> Job:
Transcribe all of the data exactly. Omit the pictures.

* Begin Data lines *

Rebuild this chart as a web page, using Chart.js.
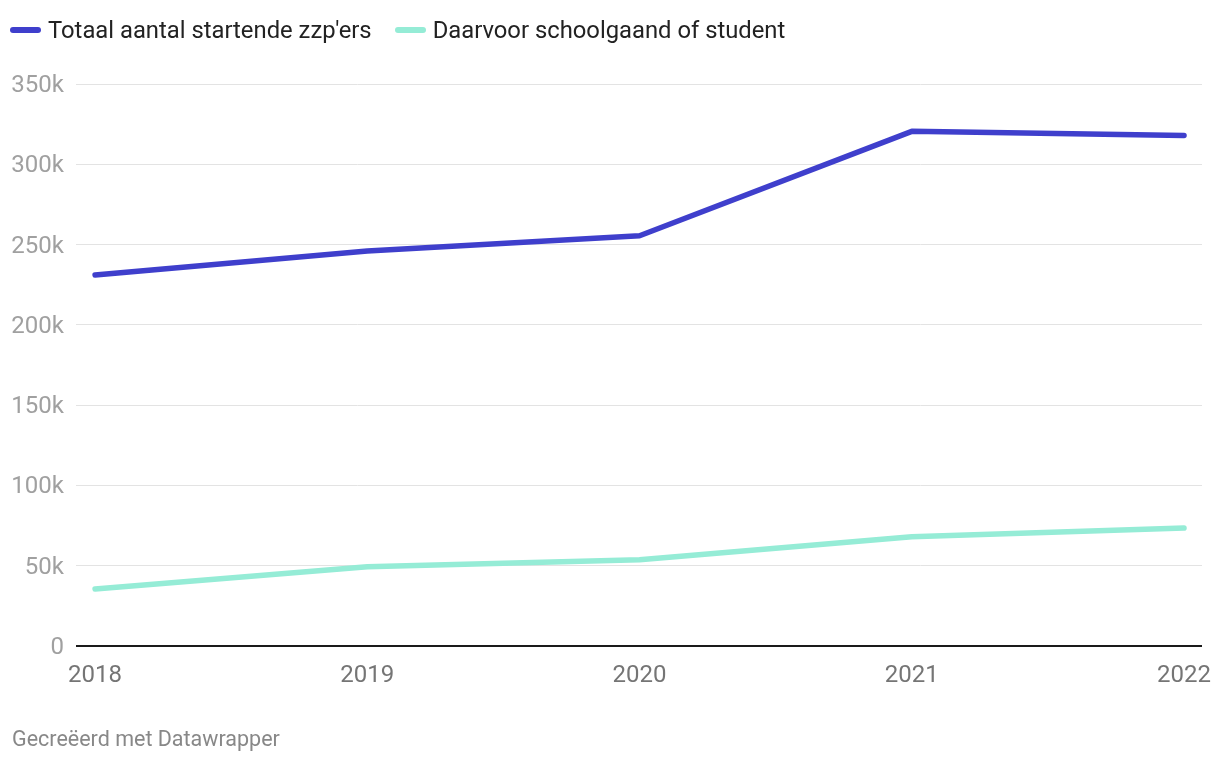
<!DOCTYPE html>
<html>
<head>
<meta charset="utf-8">
<script src="https://cdn.jsdelivr.net/npm/chart.js@4/dist/chart.umd.min.js"></script>
<style>
  html, body { margin: 0; padding: 0; background: #fff; }
  body { width: 1220px; height: 764px; position: relative; overflow: hidden; font-family: Roboto, "Noto Sans", sans-serif; }
  #legend { position: absolute; left: 10px; top: 16px; display: flex; align-items: center; font-size: 23.8px; color: #222; }
  .item { display: flex; align-items: center; margin-right: 23px; }
  .sw { display: inline-block; width: 31px; height: 6px; border-radius: 3px; margin-right: 7px; }
  #footer { position: absolute; left: 12px; top: 726px; font-size: 21.5px; color: #888; }
  #wrap { position: absolute; left: 0; top: 0; width: 1220px; height: 764px; }
</style>
</head>
<body>
<div id="wrap"><canvas id="c" width="1220" height="764"></canvas></div>
<div id="legend"></div>
<div id="footer">Gecreëerd met Datawrapper</div>
<script>
const years = [2018, 2019, 2020, 2021, 2022];
const seriesNames = ["Totaal aantal startende zzp'ers", "Daarvoor schoolgaand of student"];
const totaal = [231000, 246000, 255500, 320500, 318000];
const student = [35500, 49300, 53700, 68000, 73500];
const yTicks = [0, 50000, 100000, 150000, 200000, 250000, 300000, 350000];
const colors = ["#3f3fcc", "#95ecd6"];

const legend = document.getElementById('legend');
seriesNames.forEach((n, i) => {
  const it = document.createElement('div'); it.className = 'item';
  const sw = document.createElement('span'); sw.className = 'sw'; sw.style.background = colors[i];
  const t = document.createElement('span'); t.textContent = n;
  it.appendChild(sw); it.appendChild(t); legend.appendChild(it);
});

const mk = arr => years.map((y, i) => ({x: y, y: arr[i]}));

new Chart(document.getElementById('c'), {
  type: 'line',
  data: {
    datasets: [
      { label: seriesNames[0], data: mk(totaal), borderColor: colors[0], backgroundColor: colors[0] },
      { label: seriesNames[1], data: mk(student), borderColor: colors[1], backgroundColor: colors[1] }
    ]
  },
  options: {
    responsive: false,
    animation: false,
    layout: { padding: { left: 0, right: 18, top: 84, bottom: 78 } },
    elements: {
      line: { borderWidth: 5.5, tension: 0, borderCapStyle: 'round', borderJoinStyle: 'round' },
      point: { radius: 0, hoverRadius: 0 }
    },
    plugins: { legend: { display: false }, tooltip: { enabled: false } },
    scales: {
      x: {
        type: 'linear',
        min: 2017.930,
        max: 2022.066,
        afterBuildTicks: s => { s.ticks = years.map(v => ({value: v})); },
        afterFit: s => { s.height = 40; s.paddingLeft = 0; s.paddingRight = 0; },
        grid: { display: false, drawTicks: false },
        border: { display: false },
        ticks: { padding: 16, color: '#757575', font: { family: 'Roboto', size: 24 }, maxRotation: 0, autoSkip: false, callback: v => String(v) }
      },
      y: {
        min: 0,
        max: 350000,
        afterBuildTicks: s => { s.ticks = yTicks.map(v => ({value: v})); },
        afterFit: s => { s.width = 76; s.paddingTop = 0; s.paddingBottom = 0; },
        grid: {
          drawTicks: false,
          color: c => c.tick && c.tick.value === 0 ? '#1a1a1a' : '#e3e3e3',
          lineWidth: c => c.tick && c.tick.value === 0 ? 2 : 1
        },
        border: { display: false },
        ticks: { padding: 12, labelOffset: 2, color: '#a0a0a0', font: { family: 'Roboto', size: 24 }, callback: v => v === 0 ? '0' : (v / 1000) + 'k' }
      }
    }
  }
});
</script>
</body>
</html>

* End Data lines *

> Task answer:
Rebuild this chart as a web page, using Chart.js.
<!DOCTYPE html>
<html>
<head>
<meta charset="utf-8">
<script src="https://cdn.jsdelivr.net/npm/chart.js@4/dist/chart.umd.min.js"></script>
<style>
  html, body { margin: 0; padding: 0; background: #fff; }
  body { width: 1220px; height: 764px; position: relative; overflow: hidden; font-family: Roboto, "Noto Sans", sans-serif; }
  #legend { position: absolute; left: 10px; top: 16px; display: flex; align-items: center; font-size: 23.8px; color: #222; }
  .item { display: flex; align-items: center; margin-right: 23px; }
  .sw { display: inline-block; width: 31px; height: 6px; border-radius: 3px; margin-right: 7px; }
  #footer { position: absolute; left: 12px; top: 726px; font-size: 21.5px; color: #888; }
  #wrap { position: absolute; left: 0; top: 0; width: 1220px; height: 764px; }
</style>
</head>
<body>
<div id="wrap"><canvas id="c" width="1220" height="764"></canvas></div>
<div id="legend"></div>
<div id="footer">Gecreëerd met Datawrapper</div>
<script>
const years = [2018, 2019, 2020, 2021, 2022];
const seriesNames = ["Totaal aantal startende zzp'ers", "Daarvoor schoolgaand of student"];
const totaal = [231000, 246000, 255500, 320500, 318000];
const student = [35500, 49300, 53700, 68000, 73500];
const yTicks = [0, 50000, 100000, 150000, 200000, 250000, 300000, 350000];
const colors = ["#3f3fcc", "#95ecd6"];

const legend = document.getElementById('legend');
seriesNames.forEach((n, i) => {
  const it = document.createElement('div'); it.className = 'item';
  const sw = document.createElement('span'); sw.className = 'sw'; sw.style.background = colors[i];
  const t = document.createElement('span'); t.textContent = n;
  it.appendChild(sw); it.appendChild(t); legend.appendChild(it);
});

const mk = arr => years.map((y, i) => ({x: y, y: arr[i]}));

new Chart(document.getElementById('c'), {
  type: 'line',
  data: {
    datasets: [
      { label: seriesNames[0], data: mk(totaal), borderColor: colors[0], backgroundColor: colors[0] },
      { label: seriesNames[1], data: mk(student), borderColor: colors[1], backgroundColor: colors[1] }
    ]
  },
  options: {
    responsive: false,
    animation: false,
    layout: { padding: { left: 0, right: 18, top: 84, bottom: 78 } },
    elements: {
      line: { borderWidth: 5.5, tension: 0, borderCapStyle: 'round', borderJoinStyle: 'round' },
      point: { radius: 0, hoverRadius: 0 }
    },
    plugins: { legend: { display: false }, tooltip: { enabled: false } },
    scales: {
      x: {
        type: 'linear',
        min: 2017.930,
        max: 2022.066,
        afterBuildTicks: s => { s.ticks = years.map(v => ({value: v})); },
        afterFit: s => { s.height = 40; s.paddingLeft = 0; s.paddingRight = 0; },
        grid: { display: false, drawTicks: false },
        border: { display: false },
        ticks: { padding: 16, color: '#757575', font: { family: 'Roboto', size: 24 }, maxRotation: 0, autoSkip: false, callback: v => String(v) }
      },
      y: {
        min: 0,
        max: 350000,
        afterBuildTicks: s => { s.ticks = yTicks.map(v => ({value: v})); },
        afterFit: s => { s.width = 76; s.paddingTop = 0; s.paddingBottom = 0; },
        grid: {
          drawTicks: false,
          color: c => c.tick && c.tick.value === 0 ? '#1a1a1a' : '#e3e3e3',
          lineWidth: c => c.tick && c.tick.value === 0 ? 2 : 1
        },
        border: { display: false },
        ticks: { padding: 12, labelOffset: 2, color: '#a0a0a0', font: { family: 'Roboto', size: 24 }, callback: v => v === 0 ? '0' : (v / 1000) + 'k' }
      }
    }
  }
});
</script>
</body>
</html>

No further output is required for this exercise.